5 ways sincere leaders promote IRResponsibility:

  1. Help too soon. You tell people they aren’t responsible when you rush in to save the day. (You also suggest they aren’t capable.)
  2. Protect people from consequences. Don’t hang people out to dry – expect them to make things right.
  3. Nag, hover, and micro-manage.
  4. Tolerate patterns of poor performance.
  5. Overreact to failure. People learn to cover up when you blow up.

Responsible team members:

  1. Know their behaviors matter. Irresponsible people don’t care if they discourage or disadvantage others. Those who feel they don’t matter, don’t feel responsible.
  2. Take action without asking permission, after clarifying their role and responsibility.
  3. Make themselves accountable – don’t need to be pressured.
  4. Seek help without transferring accountability to their helpers.
  5. Establish their own reminders.
  6. Don’t expect others to pick up their slack.
  7. Face the music without blame or excuse. Responsible leaders share their failures without apology because they get up, rather than give up.
  8. Rise to challenges, thoughtfully.
  9. Let you know when they’re in over their heads. Responsible people don’t fake it at the expense of performance.
  10. Choose values over convenience. Responsible teammates act consistently, even when they don’t feel like it.

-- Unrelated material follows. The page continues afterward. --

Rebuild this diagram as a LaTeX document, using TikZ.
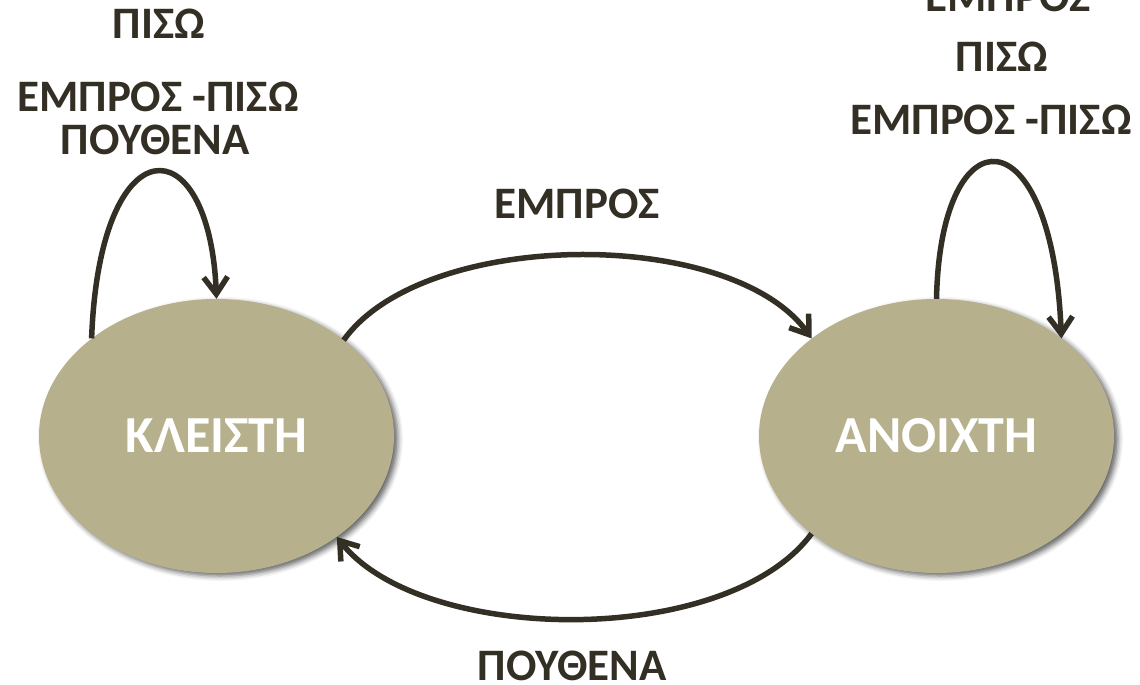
\documentclass[tikz,border=0pt]{standalone}
\usepackage{fontspec}
\setmainfont{Carlito}
\usetikzlibrary{shapes.geometric,arrows.meta,shadows.blur}
\definecolor{stateFill}{RGB}{182,176,140}
\definecolor{inkDark}{RGB}{52,47,36}
\begin{document}
\begin{tikzpicture}[x=1pt,y=-1pt,
  state/.style={ellipse, fill=stateFill, minimum width=355pt, minimum height=274pt,
    inner sep=0pt, text=white, font=\fontsize{52}{56}\selectfont\bfseries,
    blur shadow={shadow xshift=4pt, shadow yshift=-3pt, shadow blur radius=5pt, shadow opacity=60}},
  lbl/.style={text=inkDark, inner sep=0pt, font=\fontsize{45}{49}\selectfont\bfseries},
  trans/.style={draw=inkDark, line width=5.5pt,
    -{Straight Barb[length=17pt,width=24pt,line width=5.5pt]}}]
  \useasboundingbox (0,0) rectangle (1140,685);

  % states
  \node[state] (cl) at (216.5,436) {ΚΛΕΙΣΤΗ};
  \node[state] (op) at (936.5,436) {ΑΝΟΙΧΤΗ};

  % transitions between the states
  \draw[trans] (cl.37) .. controls +(80,-112) and +(-80,-112) .. (op.142);
  \draw[trans] (op.218) .. controls +(-85,115) and +(85,108) .. (cl.320);

  % self loops
  \draw[trans] (cl.142) .. controls +(8,-216) and +(-7,-175) .. (cl.north);
  \draw[trans] (op.north) .. controls +(4,-189) and +(-9,-227) .. (op.38);

  % labels
  \node[lbl] (l1) at (159,24) {ΠΙΣΩ};
  \node[lbl] (l2) at (158,97) {ΕΜΠΡΟΣ -ΠΙΣΩ};
  \node[lbl] (l3) at (155,140) {ΠΟΥΘΕΝΑ};
  \node[lbl] (r1) at (1008,-3) {ΕΜΠΡΟΣ};
  \node[lbl] (r2) at (1002,57) {ΠΙΣΩ};
  \node[lbl] (r3) at (991,120) {ΕΜΠΡΟΣ -ΠΙΣΩ};
  \node[lbl] (fwd) at (577,204) {ΕΜΠΡΟΣ};
  \node[lbl] (nowhere) at (572,666) {ΠΟΥΘΕΝΑ};
\end{tikzpicture}
\end{document}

Responsibility inspires trust.

4 ways leaders promote REsponsibility:

  1. Acknowledge that we make ourselves responsible. Responsibility is self-imposed.
  2. Give responsibility, if you expect people to act responsibly.
  3. Delegate slowly. Don’t dump responsibility on untested team members.
  4. Create reporting and oversight structures when people are learning new skills.

Two questions that ignite responsibility:

Encourage people to explore what went wrong. Don’t offer quick solutions. Ask two responsibility questions.

#1. What would you like to do about that?

(Follow question #1 with silence.)

#2. What makes you think things will be different next time?

(Ask question #2 when future plans repeat past behaviors that didn’t work.)

How might leaders develop responsibility in others?